■ INFORMATION SHOWN
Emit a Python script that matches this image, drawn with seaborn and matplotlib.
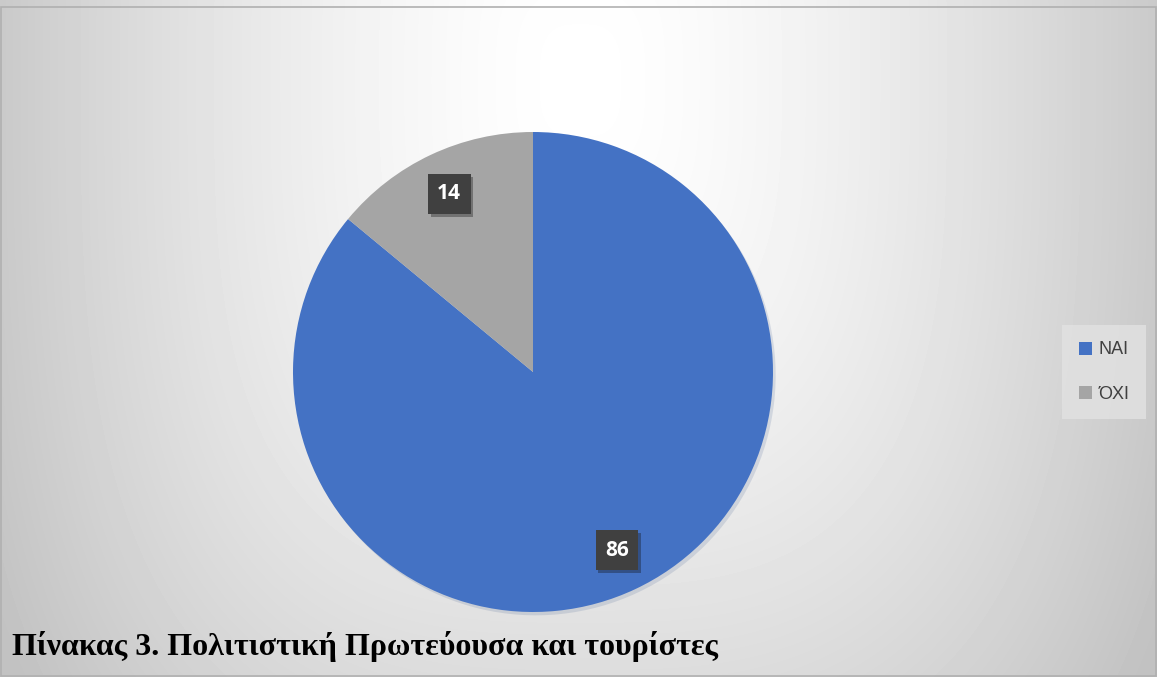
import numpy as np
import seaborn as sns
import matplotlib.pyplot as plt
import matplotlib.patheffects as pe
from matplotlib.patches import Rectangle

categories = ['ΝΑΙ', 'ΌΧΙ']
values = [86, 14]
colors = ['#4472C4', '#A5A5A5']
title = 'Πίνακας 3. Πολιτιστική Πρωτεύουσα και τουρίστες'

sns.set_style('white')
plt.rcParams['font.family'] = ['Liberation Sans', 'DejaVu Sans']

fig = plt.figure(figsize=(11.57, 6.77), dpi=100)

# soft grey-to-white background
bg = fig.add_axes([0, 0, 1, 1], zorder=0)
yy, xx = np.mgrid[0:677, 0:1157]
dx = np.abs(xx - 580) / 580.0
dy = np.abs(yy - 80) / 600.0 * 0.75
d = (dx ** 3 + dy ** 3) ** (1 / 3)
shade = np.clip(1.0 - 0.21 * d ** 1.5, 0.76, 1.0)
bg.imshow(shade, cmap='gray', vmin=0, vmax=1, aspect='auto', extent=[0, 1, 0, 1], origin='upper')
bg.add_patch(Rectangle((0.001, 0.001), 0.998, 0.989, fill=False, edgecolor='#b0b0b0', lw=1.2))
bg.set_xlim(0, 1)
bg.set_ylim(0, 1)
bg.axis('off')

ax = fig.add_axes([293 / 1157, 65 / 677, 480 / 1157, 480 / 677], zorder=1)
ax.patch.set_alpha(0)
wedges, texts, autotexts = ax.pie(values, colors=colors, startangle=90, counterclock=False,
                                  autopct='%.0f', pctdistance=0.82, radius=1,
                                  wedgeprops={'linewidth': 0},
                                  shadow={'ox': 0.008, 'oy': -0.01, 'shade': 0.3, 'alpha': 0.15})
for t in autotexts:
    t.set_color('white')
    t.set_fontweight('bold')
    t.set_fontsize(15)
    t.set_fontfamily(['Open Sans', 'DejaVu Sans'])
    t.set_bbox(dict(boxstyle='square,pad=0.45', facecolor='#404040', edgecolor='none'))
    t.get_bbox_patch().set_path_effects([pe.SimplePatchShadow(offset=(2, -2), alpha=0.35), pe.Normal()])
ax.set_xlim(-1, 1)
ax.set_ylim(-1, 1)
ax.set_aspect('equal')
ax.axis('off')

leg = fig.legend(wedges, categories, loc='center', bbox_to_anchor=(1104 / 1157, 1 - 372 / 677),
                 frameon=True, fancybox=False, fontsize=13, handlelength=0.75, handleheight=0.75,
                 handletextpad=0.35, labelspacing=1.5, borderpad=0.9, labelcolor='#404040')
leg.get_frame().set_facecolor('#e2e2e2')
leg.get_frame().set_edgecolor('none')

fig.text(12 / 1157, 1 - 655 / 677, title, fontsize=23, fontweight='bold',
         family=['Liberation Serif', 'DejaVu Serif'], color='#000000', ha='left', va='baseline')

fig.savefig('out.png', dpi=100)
==
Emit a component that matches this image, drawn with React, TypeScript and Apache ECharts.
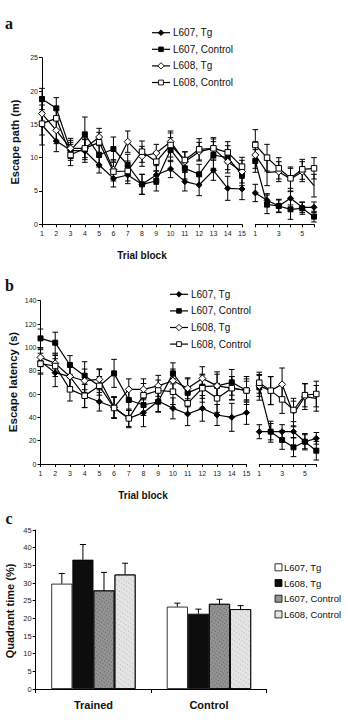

■ DIRECTIVE
Your first line is the one with "Emit a Python", and your last is the one with "fig = plt.figure(figsize=(11.57, 6.77), dpi=100)". Copy those and every line between them exactly, without any pictures.

■ THE OUTPUT
Emit a Python script that matches this image, drawn with seaborn and matplotlib.
import numpy as np
import seaborn as sns
import matplotlib.pyplot as plt
import matplotlib.patheffects as pe
from matplotlib.patches import Rectangle

categories = ['ΝΑΙ', 'ΌΧΙ']
values = [86, 14]
colors = ['#4472C4', '#A5A5A5']
title = 'Πίνακας 3. Πολιτιστική Πρωτεύουσα και τουρίστες'

sns.set_style('white')
plt.rcParams['font.family'] = ['Liberation Sans', 'DejaVu Sans']

fig = plt.figure(figsize=(11.57, 6.77), dpi=100)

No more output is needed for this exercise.